In 2005, he was a member of the Croatian team for the Davis Cup final against Slovakia in Bratislava, although he did not play. Croatia won the final 3–2. Ivanišević received a winner's medal and his name was engraved on the trophy along with Mario Ančić, Ivo Karlović, Ivan Ljubičić and team captain Nikola Pilić.

In June 2006, he performed in the Calderstones Park tournament in Liverpool. In November of the same year, Ivanišević won the Merrill Lynch Tour of Champions tournament in Frankfurt, defeating John McEnroe 7–6^{(12)}, 7–6^{(1)}.

In 2007, Roger Federer, seeking his 5th consecutive Wimbledon title against Rafael Nadal in the final, practiced with Ivanišević. Federer said the practice session helped him against Nadal.

As of 2019, Ivanišević still takes part in tournaments on the seniors' circuit, and he is currently coaching Novak Djokovic.

On 17 July, Ivanišević faced Rafter once again in an exhibition match on 2019 Croatia Open Umag. The match was held to celebrate 18th "birthday" of the famous 2001 Wimbledon final in which Ivanišević won.
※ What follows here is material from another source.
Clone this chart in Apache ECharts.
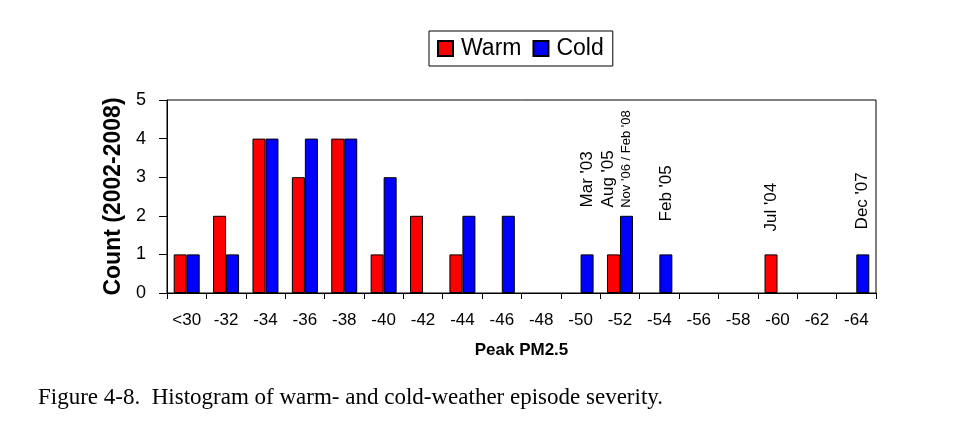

Ivanišević won once again 6–4, 6–4. The Croatian Open Centre Court has also been renamed in Ivanišević's honour.

===Investments===
Retiring in 2004 also allowed thirty-three-year-old Ivanišević to devote more attention to investing in the real estate and construction industries, which he had already been involved with since 1998, conducting the activities through the simultaneously registered Sport Line limited liability company based in Split, Croatia. Due to Ivanišević still being an active tennis player at the time of the venture's launch, most of the company's initial day-to-day business was handled by his father Srdjan. Their main activity was an ambitious undertaking—construction of a 65-unit luxury apartment building in the Split neighbourhood of Firule. Named "Lazarica 2", the building's construction was supposed to start in November 1998 and finish by late 2000. After many delays, the project finally completed in 2003, but dragged the company into debt due to many unsold units.
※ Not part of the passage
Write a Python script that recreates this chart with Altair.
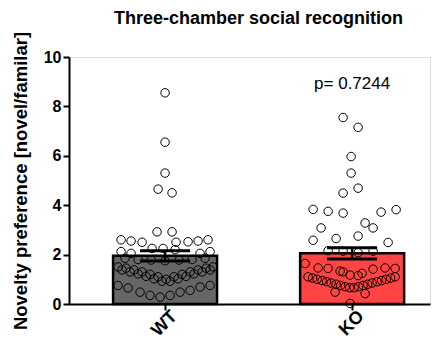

News of Ivanišević's financial problems first appeared in the summer of 2005 after he talked about it in an interview with Globus newsmagazine, revealing Lazarica 2 to be a "failed project", as well as admitting to being "devoured by sharks" after hastily getting into investments that in hindsight he viewed as "jumping overnight from kindergarten to university". Later that year, he also talked to the Daily Telegraph about "losing substantial amount of money" in some of his investments.

By September 2006, after months of speculation, Ivanišević joined a group of investors—including active AC Milan footballer Dario Šimić, retired basketball player Ivica Žurić as well as businessmen Marijan Šarić, Mate Šarić, and Batheja Pramod—for a joint HRK93 million (~€12.5 million) investment into the added market capitalization of Karlovačka banka. Ivanišević, Šimić, and Žurić invested HRK19 million (~€2.5 million) each, thus each obtaining 9% ownership stake in the bank.

Ivanišević's finances became news again in August 2010 after reports of his Sunseeker Predator 72 motor yacht being repossessed by Hypo Leasing Kroatien, a subsidiary of Hypo Alpe Adria Bank due to reportedly a full year of Ivanišević failing to meet his €12,000 monthly lease payments. Ivanišević would deny this, saying that the yacht was returned due to mechanical defect.

On 31 January 2013, after accumulating debts of HRK5.7 million (~€752,000), Ivanišević's company Sport Line filed for bankruptcy settlement proceedings before the Croatian Trade Court. Among the list of entities the company reportedly owed money to is the Croatian government in the amount of HRK1.1 million (~€145,000). Additionally, even his real estate business, conducted through another limited liability company, Goran promocije, was in trouble, with its account blocked for over a year with debts of HRK1.14 million. According to Croatian media reports, as of his company's 2013 bankruptcy proceedings, most of Ivanišević's assets—such as his two Zagreb apartments, his ownership stake in Karlovačka banka, and his 40,000 m^{2} of land in Duilovo—were safe from being sold off or liquidated as he had already signed them over to either his wife Tatjana Dragović (the Zagreb apartments and bank stake) or his mother Gorana Ivanišević (the plot of land).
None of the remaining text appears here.